DI PAOLA DE PAOLIS FOGLIETTA

Quando ho letto la prima volta "le otto montagne" di Piero Cognetti, prima che ricevesse il premio Strega, ho pensato che non ci fosse niente di più lontano dalla comunicazione empatica. Ma mi sbagliavo.

Le relazioni intrecciate in questo breve e potente romanzo riguardano da una parte quella di padre e figlio e poi due amici che sono legati da un legame speciale con la montagna.

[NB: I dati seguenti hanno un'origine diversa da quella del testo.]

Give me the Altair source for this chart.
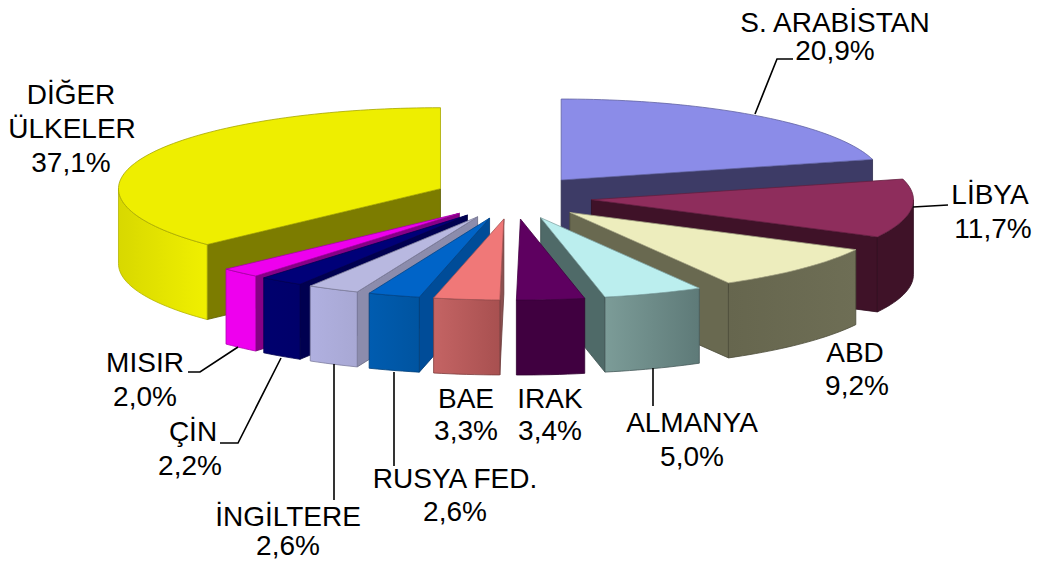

Il protagonista in uno dei suoi viaggi in Nepal conosce un vecchio che gli racconta una storia:"al centro del mondo, noi diciamo che c'è un monte altissimo, il Sumeru. Intorno al Sumeru ci sono otto montagne e otto mari. Questo è il mondo per noi. E diciamo: avrà imparato di più chi ha fatto il giro delle otto montagne o chi è arrivato in cima al monte Sumeru?"

Il protagonista alla fine risponde:"da mio padre avevo imparato, molto tempo dopo avere smesso di seguirlo sui sentieri, che in certe vite esistono montagne a cui non è possibile tornare, che nelle vite come la mia e la sua non si può tornare alla montagna che sta in centro di tutte le altre, e all'inizio della propria storia, e che non resta che vagare per le otto montagne per chi, come noi, sulla prima e più alta ha perso un amico".

La comunicazione tra i protagonisti è scarna e onesta, non c'è un tentativo di capire a tutti i costi. Prevale la silenziosa presenza delle montagne, da quelle massiccie piemontesi, a quella immensa dell'Himalaya, fino a quella mitica del Sumeru. La montagna come luogo in cui cessano le parole e c'è bisogno di un altro tipo di empatia, fatta solo di ascolto. L'ascolto come attitudine essenziale per la sopravvivenza; un ascolto tranquillo che non è agitato dal bisogno di replicare. Un luogo come Vaikuntha, oltre alle ragioni umane, vicino ai cicli ancestrali.

Allora anche noi dovremo rispondere a quella domanda: abbiamo imparato di più nello stare centrati nella grande montagna o la ricerca di noi è dovuta passare lungo l'attraversamento di tutto il resto del mondo?